Chislom’s fellowship took place in Atlanta, where she visited historical black universities and monuments to learn about the city’s civil rights history. She also attended lectures by academics and activists, and participated in intense conversations to reflect on her personal feelings and that of other students.

“I thought it was nice to have had the space where I felt intellectually, emotionally, and physically safe to talk about racism and the intolerance I experience throughout my day-to-day life,” said Chislom.

She said she was inspired to be both a scholar and an activist after meeting many notable people during the fellowship, including civil rights leader U.S. Rep. John Lewis, D-Ga.; civil rights leader and academic Dr. Roslyn Pope; author and motivational speaker Dr. IIyasah Shabazz, who is the daughter of Malcom X; and a great-grandson of Booker T. Washington, the late educator, author, and presidential adviser.

She also was greatly impacted by program directors Dr. Alvarado-Sims and Dr. Littleton, two women of color from whom Chislom “learned how to embody what it means to love yourself, your skin, and how to ‘take up space’ in order to do that, not only in (her) own life, but in the classroom.”

Chislom singled out a pair of PC faculty members who played key roles during the fellowship process. Dr. Darra D. Mulderry, visiting professor in history and coordinator of post-graduate fellowships, assisted her throughout the application process, and Dr. William P. Hogan, associate professor of English and director of the Center for Engaged Learning, helped her secure a travel stipend.

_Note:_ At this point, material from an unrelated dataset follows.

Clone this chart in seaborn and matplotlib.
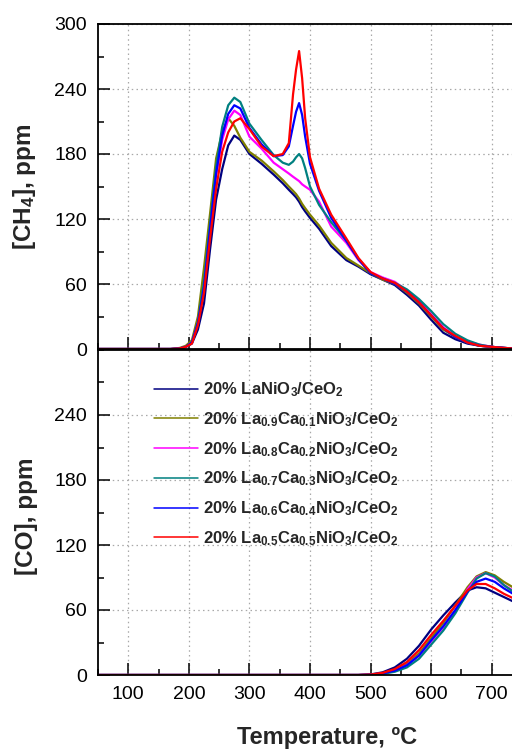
import matplotlib
matplotlib.use('Agg')
import matplotlib.pyplot as plt
from matplotlib.ticker import MultipleLocator
import pandas as pd
import seaborn as sns

# CH4 signal (top panel)
temp_ch4 = [50, 170, 185, 195, 205, 215, 225, 235, 245, 255, 265, 275, 285, 300, 320, 340, 355, 365,
            372, 377, 382, 387, 392, 400, 415, 435, 460, 480, 500, 520, 540, 560, 580, 600, 620, 640,
            660, 680, 700, 720, 735]
ch4_ca00 = [0, 0, 0.5, 2, 5, 18, 42, 92, 138, 166, 188, 197, 193, 180, 171, 161, 153, 147,
            143, 140, 136, 131, 127, 121, 111, 95, 82, 76, 69, 64, 59, 50, 40, 27, 15, 9,
            5, 3, 2, 1, 0.5]
ch4_ca01 = [0, 0, 1, 3, 8, 30, 75, 125, 176, 200, 213, 206, 195, 182, 174, 164, 156, 150,
            146, 143, 139, 134, 130, 124, 114, 98, 84, 77, 70, 64, 60, 52, 42, 30, 18, 11,
            6, 3, 2, 1, 0.5]
ch4_ca02 = [0, 0, 0.5, 2, 6, 24, 57, 110, 160, 193, 212, 220, 216, 196, 185, 172, 166, 162,
            159, 157, 155, 152, 150, 147, 136, 113, 98, 82, 71, 66, 62, 54, 44, 32, 20, 12,
            7, 4, 2, 1, 0.5]
ch4_ca03 = [0, 0, 0.5, 2, 6, 25, 62, 115, 168, 205, 225, 232, 228, 208, 193, 179, 172, 170,
            173, 177, 180, 176, 167, 150, 133, 117, 100, 83, 70, 65, 61, 55, 46, 35, 23, 14,
            8, 4, 2, 1, 0.5]
ch4_ca04 = [0, 0, 0.5, 2, 6, 24, 57, 111, 162, 197, 217, 225, 222, 204, 189, 178, 179, 187,
            206, 219, 227, 216, 196, 171, 146, 121, 100, 83, 70, 65, 60, 53, 43, 31, 19, 11,
            6, 3, 2, 1, 0.5]
ch4_ca05 = [0, 0, 0.5, 2, 5, 22, 52, 102, 148, 182, 200, 210, 213, 203, 187, 178, 180, 190,
            235, 258, 275, 250, 213, 177, 148, 124, 102, 84, 71, 65, 61, 53, 43, 31, 19, 12,
            6, 3, 2, 1, 0.5]

# CO signal (bottom panel)
temp_co = [50, 480, 500, 520, 540, 560, 580, 600, 620, 640, 660, 675, 690, 705, 720, 735]
co_ca00 = [0, 0, 0.5, 2.5, 7, 15, 27, 42, 55, 67, 78, 81, 80, 76, 72, 68]
co_ca01 = [0, 0, 0.3, 1.5, 4.5, 10, 20, 34, 48, 64, 81, 91, 95, 92, 86, 81]
co_ca02 = [0, 0, 0.3, 1.5, 4, 9, 18, 31, 44, 60, 79, 90, 94, 90, 83, 78]
co_ca03 = [0, 0, 0.2, 1, 3, 7, 15, 28, 41, 57, 76, 89, 94, 91, 83, 77]
co_ca04 = [0, 0, 0.3, 1.5, 4, 9, 18, 32, 45, 60, 77, 86, 89, 86, 80, 75]
co_ca05 = [0, 0, 0.4, 2, 5.5, 12, 23, 37, 50, 64, 78, 84, 84, 80, 75, 71]

samples = ['20% LaNiO$_3$/CeO$_2$',
           '20% La$_{0.9}$Ca$_{0.1}$NiO$_3$/CeO$_2$',
           '20% La$_{0.8}$Ca$_{0.2}$NiO$_3$/CeO$_2$',
           '20% La$_{0.7}$Ca$_{0.3}$NiO$_3$/CeO$_2$',
           '20% La$_{0.6}$Ca$_{0.4}$NiO$_3$/CeO$_2$',
           '20% La$_{0.5}$Ca$_{0.5}$NiO$_3$/CeO$_2$']
colors = ['#000080', '#808000', '#FF00FF', '#008080', '#0000FF', '#FF0000']

ch4_all = [ch4_ca00, ch4_ca01, ch4_ca02, ch4_ca03, ch4_ca04, ch4_ca05]
co_all = [co_ca00, co_ca01, co_ca02, co_ca03, co_ca04, co_ca05]

df_ch4 = pd.concat([pd.DataFrame({'T': temp_ch4, 'ppm': v, 'sample': s})
                    for s, v in zip(samples, ch4_all)], ignore_index=True)
df_co = pd.concat([pd.DataFrame({'T': temp_co, 'ppm': v, 'sample': s})
                   for s, v in zip(samples, co_all)], ignore_index=True)

sns.set_theme(style='ticks')
plt.rcParams['font.family'] = ['Liberation Sans', 'DejaVu Sans']
plt.rcParams['mathtext.fontset'] = 'custom'
plt.rcParams['mathtext.bf'] = 'Liberation Sans:bold'
plt.rcParams['mathtext.rm'] = 'Liberation Sans:bold'
plt.rcParams['mathtext.default'] = 'bf'

fig = plt.figure(figsize=(5.12, 7.5), dpi=100)
ax1 = fig.add_axes([98 / 512, 1 - 349 / 750, 424 / 512, 325 / 750])
ax2 = fig.add_axes([98 / 512, 1 - 675 / 750, 424 / 512, 325 / 750])

pal = dict(zip(samples, colors))
sns.lineplot(data=df_ch4, x='T', y='ppm', hue='sample', hue_order=samples, palette=pal,
             sort=False, estimator=None, lw=1.6, ax=ax1, legend=False)
sns.lineplot(data=df_co, x='T', y='ppm', hue='sample', hue_order=samples, palette=pal,
             sort=False, estimator=None, lw=1.6, ax=ax2)

for ax in (ax1, ax2):
    ax.set_xlim(50, 750)
    ax.set_ylim(0, 300)
    ax.xaxis.set_major_locator(MultipleLocator(100))
    ax.xaxis.set_minor_locator(MultipleLocator(50))
    ax.yaxis.set_major_locator(MultipleLocator(60))
    ax.yaxis.set_minor_locator(MultipleLocator(30))
    ax.tick_params(which='major', direction='in', length=8.5, width=1.1, labelsize=14, pad=8,
                   color='black', labelcolor='black')
    ax.tick_params(which='minor', direction='in', length=4.3, width=1.1, color='black')
    ax.grid(True, which='major', color='#a8a8a8', lw=0.9, linestyle=(0, (1.2, 2.6)))
    for sp in ax.spines.values():
        sp.set_color('black')
        sp.set_linewidth(1.3)
    ax.set_xlabel('')

ax1.tick_params(axis='x', labelbottom=False)
ax2.set_yticks([0, 60, 120, 180, 240])
ax2.set_xticks([100, 200, 300, 400, 500, 600, 700])

ax1.set_ylabel('[CH$_4$], ppm', fontsize=17.5, fontweight='bold')
ax2.set_ylabel('[CO], ppm', fontsize=17.5, fontweight='bold')
ax1.yaxis.set_label_coords(-0.142, 0.5)
ax2.yaxis.set_label_coords(-0.142, 0.487)
ax2.set_xlabel('Temperature, ºC', fontsize=17, fontweight='bold')
ax2.xaxis.set_label_coords((327.5 - 98) / 424, -0.158)

handles, labels = ax2.get_legend_handles_labels()
leg = ax2.legend(handles, labels, loc='upper left', bbox_to_anchor=(56 / 424, 0.906),
                 frameon=False, fontsize=12, handlelength=2.65, handletextpad=0.3,
                 labelspacing=0.66, borderpad=0, borderaxespad=0)
for t in leg.get_texts():
    t.set_fontweight('bold')
for line in leg.get_lines():
    line.set_linewidth(1.1)

fig.savefig('out.png', dpi=100)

Chislom said she also is grateful to Humanity in Action for helping to expand her knowledge, to learn more about civil rights, and to meet individuals from around the world who contributed to her personal growth and well-being.

“I gained more than I could put into words from Humanity in Action. I learned not only about the civil rights movement, but the black intellectual tradition, historical black thinkers, and the organizing structures used in the civil rights movement and throughout time,” said Chislom.